Hace mucho tiempo, mi vida era simple. Es más, lo era hasta hace muy poco. No había demasiadas cosas en qué pensar. El colegio, la casa, el desorden del cuarto, la cama destendida. Me tendía a dormir pensando en cualquier muñequito, hacía las tareas obedientemente y sin chistar, despertaba con la mente despejada. Qué vida tan fácil.
Alguna vez empecé a dormirme pensando en un hombrecito que vivía muy lejos, me hablaba de cosas bonitas y sueños dorados. No era mayor cambio; sólo debía preocuparme por saber si escribía o no. “¿Qué más de tu amiguito de Internet?”, me preguntaban a veces. La vida, con su trivial preocupación, seguía su fácil curso.
Después vinieron algunos retitos para superar: los proyectos de grado. Cálculo, física, inglés, español, filosofía, catequesis, ética, todo embutido en tres lindos proyectitos. Me devané los sesos haciendo lo mejor que podía, y mi esfuerzo se vio recompensado con creces: mis últimas notas del colegio fueron Excelentes. Me preocupé, me tomé mi tiempo, pero no me maté la cordura. Nada cambiaba. Llenaba la aplicación para la Universidad de los Andes por Internet, viajaba en Transmilenio, recibía mis resultados del examen del Icfes en el auditorio del colegio, comía en Paneroli y me sentaba a oír pajaritos en el Parque del Virrey.

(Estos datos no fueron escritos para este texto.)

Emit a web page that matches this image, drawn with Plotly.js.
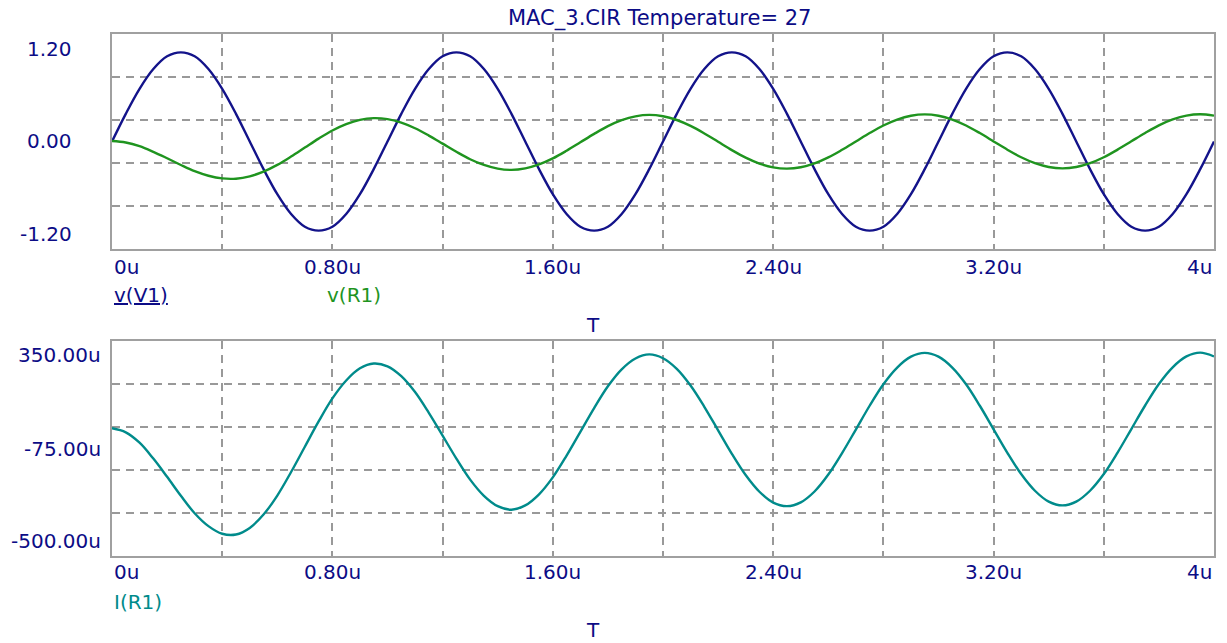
<!DOCTYPE html>
<html>
<head>
<meta charset="utf-8">
<script src="https://cdn.plot.ly/plotly-3.0.1.min.js"></script>
<style>
  html, body { margin: 0; padding: 0; background: #ffffff; }
  #chart { width: 1227px; height: 643px; }
</style>
</head>
<body>
<div id="chart"></div>
<script>
// ---- data (time in microseconds) ----
const timeUs = [0.00, 0.05, 0.10, 0.15, 0.20, 0.25, 0.30, 0.35, 0.40, 0.45,
                0.50, 0.55, 0.60, 0.65, 0.70, 0.75, 0.80, 0.85, 0.90, 0.95,
                1.00, 1.05, 1.10, 1.15, 1.20, 1.25, 1.30, 1.35, 1.40, 1.45,
                1.50, 1.55, 1.60, 1.65, 1.70, 1.75, 1.80, 1.85, 1.90, 1.95,
                2.00, 2.05, 2.10, 2.15, 2.20, 2.25, 2.30, 2.35, 2.40, 2.45,
                2.50, 2.55, 2.60, 2.65, 2.70, 2.75, 2.80, 2.85, 2.90, 2.95,
                3.00, 3.05, 3.10, 3.15, 3.20, 3.25, 3.30, 3.35, 3.40, 3.45,
                3.50, 3.55, 3.60, 3.65, 3.70, 3.75, 3.80, 3.85, 3.90, 3.95, 4.00];

// v(V1) in volts
const vV1 = [0.000, 0.309, 0.588, 0.809, 0.951, 0.995, 0.951, 0.809, 0.588, 0.309,
             0.000, -0.309, -0.588, -0.809, -0.951, -0.995, -0.951, -0.809, -0.588, -0.309,
             0.000, 0.309, 0.588, 0.809, 0.951, 0.995, 0.951, 0.809, 0.588, 0.309,
             0.000, -0.309, -0.588, -0.809, -0.951, -0.995, -0.951, -0.809, -0.588, -0.309,
             0.000, 0.309, 0.588, 0.809, 0.951, 0.995, 0.951, 0.809, 0.588, 0.309,
             0.000, -0.309, -0.588, -0.809, -0.951, -0.995, -0.951, -0.809, -0.588, -0.309,
             0.000, 0.309, 0.588, 0.809, 0.951, 0.995, 0.951, 0.809, 0.588, 0.309,
             0.000, -0.309, -0.588, -0.809, -0.951, -0.995, -0.951, -0.809, -0.588, -0.309, 0.000];

// v(R1) in volts
const vR1 = [0.005, -0.011, -0.052, -0.115, -0.187, -0.262, -0.331, -0.382, -0.412, -0.415,
             -0.389, -0.336, -0.261, -0.168, -0.068, 0.032, 0.123, 0.194, 0.242, 0.261,
             0.250, 0.211, 0.148, 0.066, -0.024, -0.115, -0.198, -0.262, -0.303, -0.317,
             -0.300, -0.256, -0.189, -0.103, -0.009, 0.085, 0.171, 0.238, 0.281, 0.297,
             0.282, 0.240, 0.174, 0.090, -0.003, -0.096, -0.180, -0.246, -0.289, -0.303,
             -0.288, -0.245, -0.178, -0.093, 0.000, 0.094, 0.179, 0.245, 0.288, 0.303,
             0.288, 0.245, 0.179, 0.094, 0.001, -0.092, -0.176, -0.242, -0.285, -0.300,
             -0.285, -0.242, -0.176, -0.091, 0.002, 0.095, 0.180, 0.246, 0.289, 0.304, 0.289];

// I(R1) in microamps
const iR1 = [5, -11, -52, -115, -187, -262, -331, -382, -412, -415,
             -389, -336, -261, -168, -68, 32, 123, 194, 242, 261,
             250, 211, 148, 66, -24, -115, -198, -262, -303, -317,
             -300, -256, -189, -103, -9, 85, 171, 238, 281, 297,
             282, 240, 174, 90, -3, -96, -180, -246, -289, -303,
             -288, -245, -178, -93, 0, 94, 179, 245, 288, 303,
             288, 245, 179, 94, 1, -92, -176, -242, -285, -300,
             -285, -242, -176, -91, 2, 95, 180, 246, 289, 304, 289];

// tick labels
const xTickVals = [0, 0.8, 1.6, 2.4, 3.2, 4];
const xTickText = ['0u', '0.80u', '1.60u', '2.40u', '3.20u', '4u'];
const yTopTickVals = [1.2, 0, -1.2];
const yTopTickText = ['1.20', '0.00', '-1.20'];
const yBotTickVals = [350, -75, -500];
const yBotTickText = ['350.00u', '-75.00u', '-500.00u'];

const titleText = 'MAC_3.CIR Temperature= 27';
const seriesNames = ['v(V1)', 'v(R1)', 'I(R1)'];

// ---- styling ----
const W = 1227, H = 643;
const NAVY = '#0c0c86';
const BLUE = '#13138a';
const GREEN = '#1f941f';
const TEAL = '#008b8b';
const GRID = '#999999';
const FONT = 'DejaVu Sans, Verdana, sans-serif';
const FS = 20;
const LW = 2.4;

const px = x => x / W;
const py = y => 1 - y / H;

const xDom = [px(112), px(1214)];
const yTopDom = [py(249), py(34)];
const yBotDom = [py(556), py(341)];

function xAxis(anchor) {
  return {
    domain: xDom, anchor: anchor, range: [0, 4],
    tick0: 0, dtick: 0.4, showticklabels: false, ticks: '',
    showgrid: true, gridcolor: GRID, gridwidth: 2, griddash: '8px,6px',
    showline: true, mirror: true, linecolor: '#a0a0a0', linewidth: 2,
    zeroline: false, fixedrange: true
  };
}
function yAxis(anchor, dom, range, tick0, dtick) {
  return {
    domain: dom, anchor: anchor, range: range,
    tick0: tick0, dtick: dtick, showticklabels: false, ticks: '',
    showgrid: true, gridcolor: GRID, gridwidth: 2, griddash: '8px,6px',
    showline: true, mirror: true, linecolor: '#a0a0a0', linewidth: 2,
    zeroline: false, fixedrange: true
  };
}

const traces = [
  { x: timeUs, y: vV1, xaxis: 'x', yaxis: 'y', mode: 'lines', name: seriesNames[0],
    line: { color: BLUE, width: LW, shape: 'spline' }, hoverinfo: 'skip' },
  { x: timeUs, y: vR1, xaxis: 'x', yaxis: 'y', mode: 'lines', name: seriesNames[1],
    line: { color: GREEN, width: LW, shape: 'spline' }, hoverinfo: 'skip' },
  { x: timeUs, y: iR1, xaxis: 'x2', yaxis: 'y2', mode: 'lines', name: seriesNames[2],
    line: { color: TEAL, width: LW, shape: 'spline' }, hoverinfo: 'skip' }
];

const ann = [];
function txt(text, x, y, opts) {
  ann.push(Object.assign({
    text: text, x: x, y: y, showarrow: false,
    font: { family: FONT, size: FS, color: NAVY },
    xanchor: 'center', yanchor: 'middle'
  }, opts || {}));
}

// title
txt(titleText, px(659), py(19), { xref: 'paper', yref: 'paper', font: { family: FONT, size: 21, color: NAVY } });

// x tick labels (both panels)
xTickVals.forEach((v, i) => {
  const xa = i === 0 ? 'left' : (i === xTickVals.length - 1 ? 'right' : 'center');
  txt(xTickText[i], v, py(267), { xref: 'x', yref: 'paper', xanchor: xa });
  txt(xTickText[i], v, py(572), { xref: 'x2', yref: 'paper', xanchor: xa });
});

// y tick labels (pulled inside the span as in the original)
yTopTickVals.forEach((v, i) => {
  const sh = i === 0 ? -15 : (i === yTopTickVals.length - 1 ? 15 : 0);
  txt(yTopTickText[i], px(74), v, { xref: 'paper', yref: 'y', xanchor: 'right', yshift: sh });
});
yBotTickVals.forEach((v, i) => {
  const sh = i === 0 ? -14 : (i === yBotTickVals.length - 1 ? 15 : 0);
  txt(yBotTickText[i], px(103), v, { xref: 'paper', yref: 'y2', xanchor: 'right', yshift: sh });
});

// legends / axis names
txt('<u>' + seriesNames[0] + '</u>', px(112), py(295), { xref: 'paper', yref: 'paper', xanchor: 'left' });
txt(seriesNames[1], px(325), py(295), { xref: 'paper', yref: 'paper', xanchor: 'left', font: { family: FONT, size: FS, color: GREEN } });
txt('T', px(593), py(325), { xref: 'paper', yref: 'paper' });
txt(seriesNames[2], px(112), py(602), { xref: 'paper', yref: 'paper', xanchor: 'left', font: { family: FONT, size: FS, color: TEAL } });
txt('T', px(593), py(630), { xref: 'paper', yref: 'paper' });

const layout = {
  width: W, height: H,
  margin: { l: 0, r: 0, t: 0, b: 0 },
  paper_bgcolor: '#ffffff', plot_bgcolor: '#ffffff',
  showlegend: false,
  font: { family: FONT, size: FS, color: NAVY },
  xaxis: xAxis('y'),
  yaxis: yAxis('x', yTopDom, [-1.2, 1.2], -1.2, 0.48),
  xaxis2: xAxis('y2'),
  yaxis2: yAxis('x2', yBotDom, [-500, 350], -500, 170),
  annotations: ann
};

Plotly.newPlot('chart', traces, layout, { staticPlot: true, displayModeBar: false });
</script>
</body>
</html>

La vida no podía fluir más suavemente. Qué feliz era yo.
Como recompensa a tantos años de labor incansable en ríos de seda, el colegio me otorgó la oportunidad de perder la cabeza y sufrir un ataque cardíaco en cuestión de días. La bendición aquella se llama Loras College. Al principio me mostré reticente a recibir la beca, yo no quería viajar a los Estados Unidos, no, no, no y no, pero terminé convenciéndome no sé exactamente cómo, tal vez con el hecho de que me alquilan un computador con Internet para toooodo el santo rato. Eso es rico. Y sin pensar en lo que hay que hacer para conseguir el dulce, la idea es bastante atractiva. Sin embargo, ahora que estoy en pleno papeleo, quisiera deshacerme de todo este sufrimiento, tener una vida normal como la de todos los demás, recibir la cartilla de todos los neófitos de la Universidad de los Andes y sentarme de nuevo en el Parque del Virrey a escuchar pajaritos y el viento en los árboles. Sin embargo, no, no, no; todo es tensión. ¿Dónde está la foto? ¿Dónde están los quince mil formularios? ¿Dónde está el examen de la tuberculina? ¿Al fin cuándo te vas? ¿Te vas a quedar en los Estados Unidos? ¿Verdad que sí? ¿Y qué vas a estudiar allá? ¿Y estás muy feliz?
¿Que si estoy feliz? ¿Quién rayos les dijo que uno se pone feliz de abandonar la plácida vida común y corriente de esta pobre nación para estancarse todo un año en un país que no es de uno? ¿Quién demonios les dijo que abandonar Colombia es un alivio? Tengo a medio mundo encima preguntándome que al fin cuándo me voy. ¿Quieren verme afuera o qué? ¿Tanto me odian, tanto sobro yo en Colombia? Pues me queda como mes y medio en este fragante país de flores para luego irme a atiborrar de horrorosas donas grasosas, Fruitopia plástica de colores chillones y, como dijeron los Navegantes de Krakelon, “papas que en realidad no son papas sino sobras de sobras de sobras de otras papas procesadas debidamente para verse, oler y saber como papas y hasta mejor”.
No sé qué vaya a ser de mí después de un año. No sé si regrese. No sé si en Loras me vayan a pedir que me quede un año más. No sé si termine adorando los Estados Unidos de América después de mi estadía allá, porque todo el mundo adora ese país. No me importa. Lo único que sé es que una parte de mí está agonizando a cada instante, y que cada vez que quiero destrozar al mundo por alguna razón en especial (lo cual sucede cada vez más seguido), en realidad estoy llorando a mares porque me duele demasiado arrancar estas raíces tan tibias y arraigadas de mi materita.